An Israeli online daily reported that its corespondent spoke with a senior Hamas official who said that if Israel agrees to persuade the international community to lift the siege and the boycott on the government, Hamas and Fateh would vow a full ceasefire, including a halt of the firing of homemade shells into Israel and the suicide bombings.
Miri Eisen, spokeswoman of the Israeli Prime Minister, Ehud Olmert, said that Israel needs to see the actual implementation of the ceasefire, before considering an extension to it.
Eisen added that Israel refrained from responding to the homemade shells fired from the Gaza Strip into southern Israel.
Meanwhile, the Islamic Jihad movement which refused to sign the November truce deal declared by the Palestinian factions, and carried out a suicide bombing in Israel in January, said that it opposes the idea.
Khalid Al Batsh, one of the senior leaders of the Islamic Jihad, said that the group cannot talk about calm while Israel continues its aggression against the Palestinians in the West Bank, and against leaders of the Islamic Jihad and its armed wing.
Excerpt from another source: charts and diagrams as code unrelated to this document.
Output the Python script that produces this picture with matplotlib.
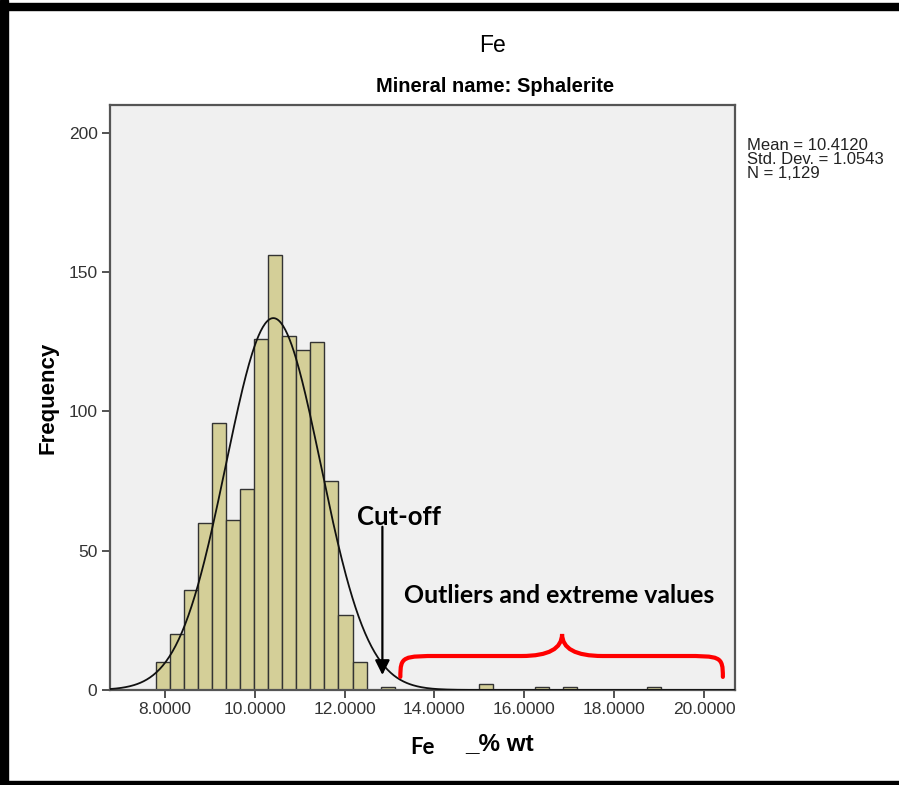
import numpy as np
import matplotlib
matplotlib.use("Agg")
import matplotlib.pyplot as plt
from matplotlib.patches import Rectangle, PathPatch
from matplotlib.path import Path

# histogram of Fe (% wt), bins
bin_start = 7.8
bin_width = 0.3125
counts = [10, 20, 36, 60, 96, 61, 72, 126, 156, 127, 122, 125, 75, 27, 10,
          0, 1, 0, 0, 0, 0, 0, 0, 2, 0, 0, 0, 1, 0, 1, 0, 0, 0, 0, 0, 1]
x_ticks = [8, 10, 12, 14, 16, 18, 20]
y_ticks = [0, 50, 100, 150, 200]

# fitted normal curve parameters (from the stats box)
mean_fe = 10.4120
sd_fe = 1.0543
n_fe = 1129

# annotation anchors (data coords)
cutoff_x = 12.84
brace_x = [13.24, 16.84, 20.42]
brace_y = [4.7, 12.2, 20.1]

fig = plt.figure(figsize=(8.99, 7.85), dpi=100)
ax = fig.add_axes([110/899, 1-690/785, 625/899, 585/785])
ax.set_facecolor('#f0f0f0')

lefts = bin_start + bin_width*np.arange(len(counts))
cnt = np.array(counts)
mask = cnt > 0
ax.bar(lefts[mask], cnt[mask], width=bin_width, align='edge',
       color='#d4cf98', edgecolor='#333333', linewidth=1.0, zorder=2)

# normal curve
xs = np.linspace(6.6, 20.8, 600)
ys = n_fe*bin_width*np.exp(-0.5*((xs-mean_fe)/sd_fe)**2)/(sd_fe*np.sqrt(2*np.pi))
ax.plot(xs, ys, color='#111111', linewidth=1.3, zorder=3)

ax.set_xlim(6.776, 20.69)
ax.set_ylim(0, 210)
ax.set_xticks(x_ticks)
ax.set_xticklabels(['%.4f' % v for v in x_ticks])
ax.set_yticks(y_ticks)
for s in ax.spines.values():
    s.set_color('#555555')
    s.set_linewidth(1.6)
ax.tick_params(direction='out', length=6, width=1.3, color='#444444',
               labelsize=12.5, labelcolor='#333333', pad=3)
for lab in ax.get_xticklabels() + ax.get_yticklabels():
    lab.set_family('Liberation Sans')

ax.set_ylabel('Frequency', fontsize=16, fontweight='bold', family='Liberation Sans', labelpad=7)

# titles
fig.text(493/899, 1-45/785, 'Fe', ha='center', va='center', fontsize=16.5, family='Liberation Sans')
fig.text(495/899, 1-87/785, 'Mineral name: Sphalerite', ha='center', va='center',
         fontsize=14.5, fontweight='bold', family='Liberation Sans')

# stats box
stats = ['Mean = %.4f' % mean_fe, 'Std. Dev. = %.4f' % sd_fe, 'N = 1,129']
for i, t in enumerate(stats):
    fig.text(747/899, 1-(146+14*i)/785, t, ha='left', va='center', fontsize=12,
             family='Liberation Sans', color='#222222')

# x label
fig.text(423/899, 1-747/785, 'Fe', ha='center', va='center', fontsize=16,
         fontweight='bold', family='Lato')
fig.text(465/899, 1-744/785, '_% wt', ha='left', va='center', fontsize=17.5,
         fontweight='bold', family='Liberation Sans')

# cut-off arrow
ax.text(13.22, 62, 'Cut-off', ha='center', va='center', fontsize=18.5,
        fontweight='bold', family='Lato', zorder=5)
ax.annotate('', xy=(cutoff_x, 5.4), xytext=(cutoff_x, 58.6),
            arrowprops=dict(arrowstyle='-|>', color='black', lw=1.6,
                            mutation_scale=22, shrinkA=0, shrinkB=0), zorder=5)

# outliers label + red brace
ax.text(16.78, 33.8, 'Outliers and extreme values', ha='center',
        va='center', fontsize=17.9, fontweight='bold', family='Lato', zorder=5)
x0, xm, x1 = brace_x
yb, yh, yt = brace_y
k = 0.9
verts = [(x0, yb), (x0, yh), (x0 + 0.05, yh), (x0 + k, yh),
         (xm - k, yh), (xm, yh), (xm, yt),
         (xm, yh), (xm + k, yh), (x1 - k, yh),
         (x1 - 0.05, yh), (x1, yh), (x1, yb)]
codes = [Path.MOVETO, Path.CURVE4, Path.CURVE4, Path.CURVE4,
         Path.LINETO, Path.CURVE3, Path.CURVE3,
         Path.CURVE3, Path.CURVE3, Path.LINETO,
         Path.CURVE4, Path.CURVE4, Path.CURVE4]
ax.add_patch(PathPatch(Path(verts, codes), facecolor='none', edgecolor='#ff0000',
                       linewidth=3, capstyle='round', zorder=5))

# outer frame
fig.add_artist(Rectangle((0, 0), 8/899, 1, transform=fig.transFigure, color='black'))
fig.add_artist(Rectangle((0, 1-10/785), 1, 7/785, transform=fig.transFigure, color='black'))
fig.add_artist(Rectangle((0, 0), 1, 4/785, transform=fig.transFigure, color='black'))

fig.savefig('out.png', dpi=100)
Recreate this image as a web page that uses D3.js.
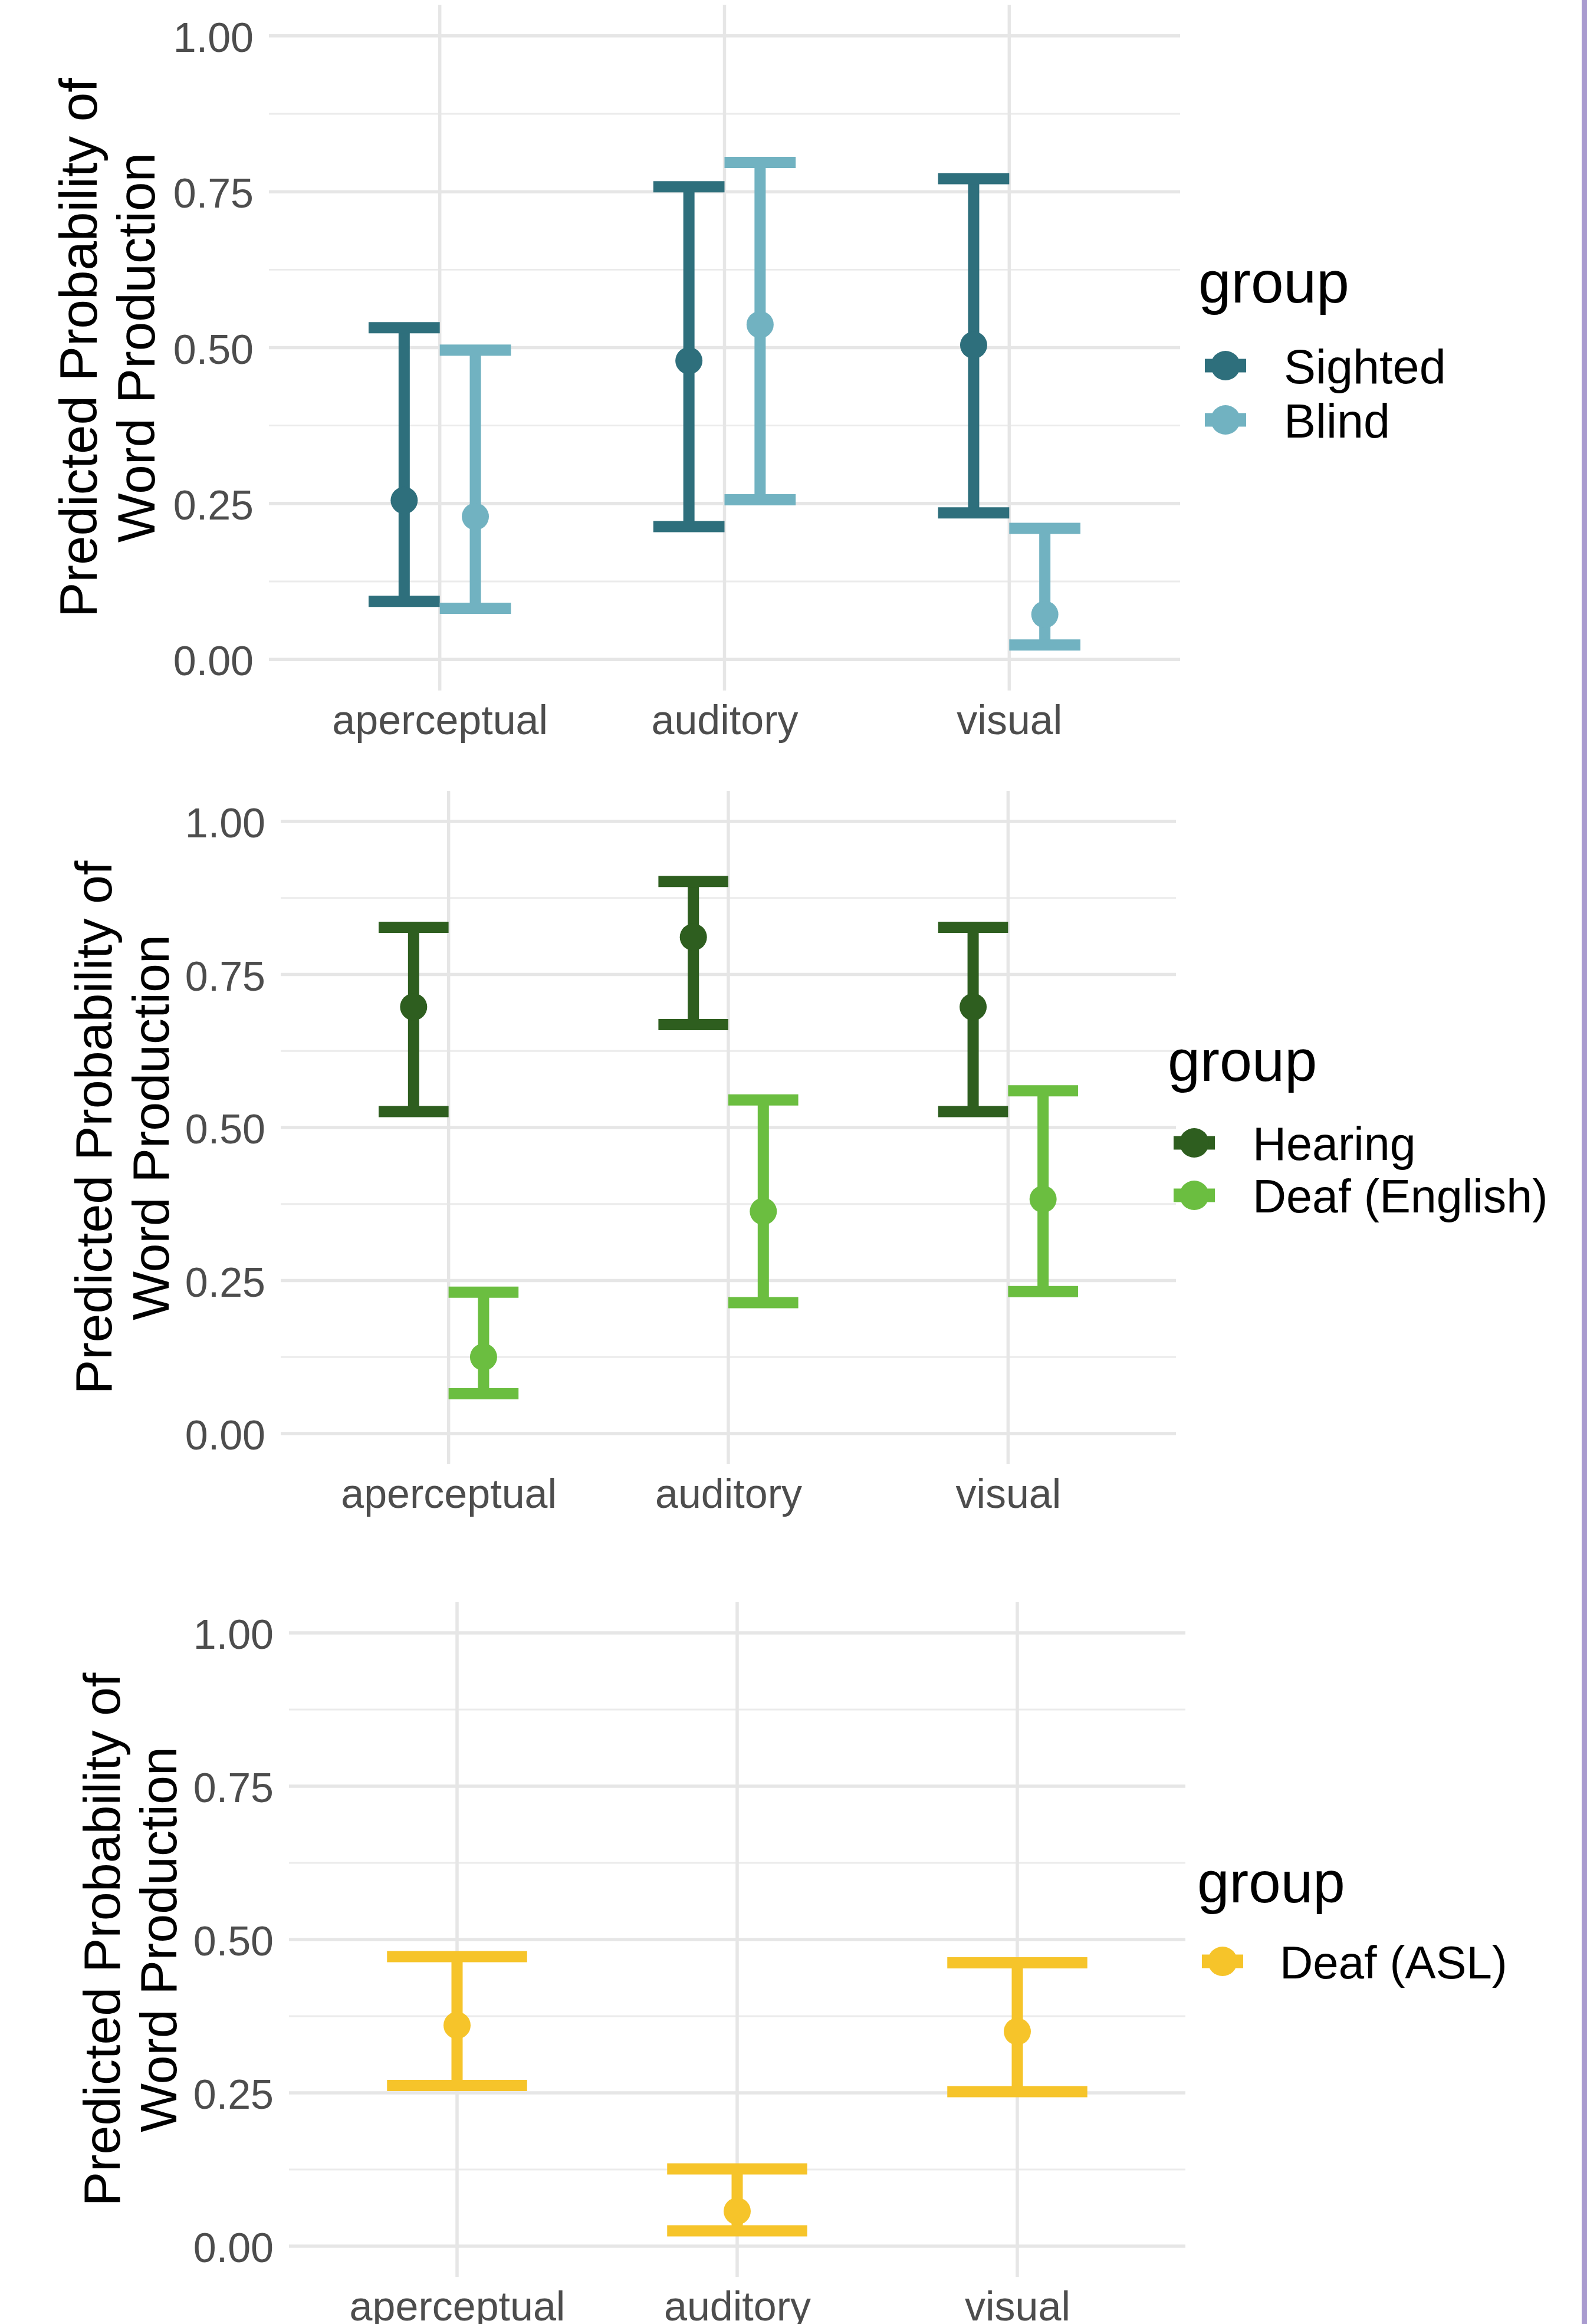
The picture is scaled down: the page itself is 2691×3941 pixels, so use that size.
<!DOCTYPE html>
<html>
<head>
<meta charset="utf-8">
<script src="https://cdn.jsdelivr.net/npm/d3@7"></script>
<style>
  body { margin: 0; background: #fff; }
  svg { display: block; font-family: "Liberation Sans", Arial, sans-serif; }
</style>
</head>
<body>
<svg id="chart"></svg>
<script>
// categories and ticks
const categories = ["aperceptual", "auditory", "visual"];
const yTickValues = [0, 0.25, 0.5, 0.75, 1];
const yMinorValues = [0.125, 0.375, 0.625, 0.875];

// panel 1 - sighted vs blind
const visionGroups = ["Sighted", "Blind"];
const sightedFit  = [0.255, 0.479, 0.504];
const sightedLow  = [0.093, 0.213, 0.235];
const sightedHigh = [0.532, 0.758, 0.771];
const blindFit  = [0.229, 0.537, 0.072];
const blindLow  = [0.082, 0.256, 0.023];
const blindHigh = [0.496, 0.797, 0.210];

// panel 2 - hearing vs deaf (english)
const hearingGroups = ["Hearing", "Deaf (English)"];
const hearingFit  = [0.697, 0.811, 0.697];
const hearingLow  = [0.526, 0.668, 0.526];
const hearingHigh = [0.827, 0.902, 0.827];
const deafEngFit  = [0.125, 0.363, 0.383];
const deafEngLow  = [0.065, 0.214, 0.232];
const deafEngHigh = [0.231, 0.545, 0.560];

// panel 3 - deaf (asl)
const aslGroups = ["Deaf (ASL)"];
const aslFit  = [0.360, 0.057, 0.350];
const aslLow  = [0.262, 0.025, 0.252];
const aslHigh = [0.472, 0.126, 0.462];

const W = 2691, H = 3941;
const svg = d3.select('#chart').attr('width', W).attr('height', H);

svg.append('rect').attr('width', W).attr('height', H).attr('fill', '#fff');
// lavender strip on the right edge
svg.append('rect')
   .attr('x', 2682).attr('y', 0)
   .attr('width', 9).attr('height', H)
   .attr('fill', '#A99BCF');

const panels = [
  {
    groups: visionGroups,
    colors: ['#2E6F7C', '#71B2C1'],
    fit: [sightedFit, blindFit], low: [sightedLow, blindLow], high: [sightedHigh, blindHigh],
    top: 8, bottom: 1171, left: 456, right: 2001,
    t1: 164, t2: 262, titleSize: 89,
    lg: { tx: 2032, ty: 513, tsize: 100, kx: 2078, ky: 620, step: 92, lx: 2177, lsize: 81 }
  },
  {
    groups: hearingGroups,
    colors: ['#2E5E1F', '#6BBE40'],
    fit: [hearingFit, deafEngFit], low: [hearingLow, deafEngLow], high: [hearingHigh, deafEngHigh],
    top: 1341, bottom: 2483, left: 476, right: 1994,
    t1: 189, t2: 286, titleSize: 88,
    lg: { tx: 1980, ty: 1833, tsize: 99, kx: 2025, ky: 1938, step: 89, lx: 2124, lsize: 79 }
  },
  {
    groups: aslGroups,
    colors: ['#F6C42A'],
    fit: [aslFit], low: [aslLow], high: [aslHigh],
    top: 2717, bottom: 3861, left: 490, right: 2010,
    t1: 203, t2: 299, titleSize: 88,
    lg: { tx: 2030, ty: 3226, tsize: 98, kx: 2073, ky: 3326, step: 89, lx: 2170, lsize: 78 }
  }
];

panels.forEach(p => {
  const g = svg.append('g');

  const x = d3.scalePoint().domain(categories).range([p.left, p.right]).padding(0.6);
  const y = d3.scaleLinear().domain([-0.05, 1.05]).range([p.bottom, p.top]);
  const step = x.step();
  const dodge = d3.scaleBand().domain(p.groups).range([-0.25 * step, 0.25 * step]);
  const bw = dodge.bandwidth();

  // grid
  g.selectAll('.minor').data(yMinorValues).join('line')
    .attr('x1', p.left).attr('x2', p.right)
    .attr('y1', d => y(d)).attr('y2', d => y(d))
    .attr('stroke', '#EBEBEB').attr('stroke-width', 2.8);
  g.selectAll('.major').data(yTickValues).join('line')
    .attr('x1', p.left).attr('x2', p.right)
    .attr('y1', d => y(d)).attr('y2', d => y(d))
    .attr('stroke', '#E6E6E6').attr('stroke-width', 5.5);
  g.selectAll('.vgrid').data(categories).join('line')
    .attr('x1', d => x(d)).attr('x2', d => x(d))
    .attr('y1', p.top).attr('y2', p.bottom)
    .attr('stroke', '#E6E6E6').attr('stroke-width', 5.5);

  // axes
  const yAxis = g.append('g')
    .attr('transform', `translate(${p.left},0)`)
    .call(d3.axisLeft(y).tickValues(yTickValues).tickFormat(d3.format('.2f')).tickSize(0).tickPadding(26));
  const xAxis = g.append('g')
    .attr('transform', `translate(0,${p.bottom})`)
    .call(d3.axisBottom(x).tickSize(0).tickPadding(24));
  [yAxis, xAxis].forEach(a => {
    a.select('.domain').remove();
    a.selectAll('text')
      .attr('fill', '#4D4D4D')
      .style('font-size', '70px')
      .style('font-family', '"Liberation Sans", Arial, sans-serif');
  });
  yAxis.selectAll('text').attr('dy', '0.38em');

  // y title
  const cy = (p.top + p.bottom) / 2;
  const title = g.append('text')
    .attr('transform', `translate(${p.t1},${cy}) rotate(-90)`)
    .attr('text-anchor', 'middle')
    .attr('fill', '#000')
    .style('font-size', p.titleSize + 'px');
  title.append('tspan').attr('x', 0).attr('y', 0).text('Predicted Probability of');
  title.append('tspan').attr('x', 0).attr('y', p.t2 - p.t1).text('Word Production');

  // error bars and points
  p.groups.forEach((grp, gi) => {
    const rows = categories.map((c, i) => ({
      c, fit: p.fit[gi][i], low: p.low[gi][i], high: p.high[gi][i]
    }));
    const cx = d => x(d.c) + dodge(grp) + bw / 2;
    const s = g.append('g').attr('stroke', p.colors[gi]).attr('fill', p.colors[gi]);
    s.selectAll('.v').data(rows).join('line')
      .attr('x1', cx).attr('x2', cx)
      .attr('y1', d => y(d.low)).attr('y2', d => y(d.high))
      .attr('stroke-width', 19);
    s.selectAll('.lo').data(rows).join('line')
      .attr('x1', d => cx(d) - bw / 2).attr('x2', d => cx(d) + bw / 2)
      .attr('y1', d => y(d.low)).attr('y2', d => y(d.low))
      .attr('stroke-width', 19);
    s.selectAll('.hi').data(rows).join('line')
      .attr('x1', d => cx(d) - bw / 2).attr('x2', d => cx(d) + bw / 2)
      .attr('y1', d => y(d.high)).attr('y2', d => y(d.high))
      .attr('stroke-width', 19);
    s.selectAll('circle').data(rows).join('circle')
      .attr('cx', cx).attr('cy', d => y(d.fit))
      .attr('r', 23).attr('stroke', 'none');
  });

  // legend
  const lg = g.append('g');
  lg.append('text')
    .attr('x', p.lg.tx).attr('y', p.lg.ty)
    .attr('fill', '#000')
    .style('font-size', p.lg.tsize + 'px')
    .text('group');
  p.groups.forEach((grp, gi) => {
    const ky = p.lg.ky + gi * p.lg.step;
    lg.append('rect')
      .attr('x', p.lg.kx - 35).attr('y', ky - 11.5)
      .attr('width', 70).attr('height', 23)
      .attr('fill', p.colors[gi]);
    lg.append('circle')
      .attr('cx', p.lg.kx).attr('cy', ky).attr('r', 25)
      .attr('fill', p.colors[gi]);
    lg.append('text')
      .attr('x', p.lg.lx).attr('y', ky)
      .attr('dy', '0.37em')
      .attr('fill', '#000')
      .style('font-size', p.lg.lsize + 'px')
      .text(grp);
  });
});
</script>
</body>
</html>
Since January, Israeli soldiers killed three Islamic Jihad fighters in the occupied West Bank. The movement vowed to avenge the killings.
Meanwhile, Palestinian President, Mahmoud Abbas, said that he intends to deliver the truce offer to Olmert during their upcoming meeting scheduled for Sunday although senior Palestinian sources said that the date had not been finalized yet..
The report added that Olmert plans to use his meeting with Abbas in order to ensure that the new Palestinian government, currently being formed, would accept the conditions of the Quartet; recognize Israel, accept the past agreements, and renounce violence.
Israel launched an international campaign in an attempt to convince the Quartet's four member (US, UN, Russia and the EU) to continue the boycott against the Palestinian government until it meets the conditions set by the Quartet.
Meanwhile, Benita Ferrero-Waldner, the EU's external relations commissioner, slammed Israel over its practices in the Palestinian territories.
During her last week meting with the Israeli opposition leader, Benjamin Netanyahu, Ferrero-Waldner said that “Israel is not giving hope to the Palestinians”.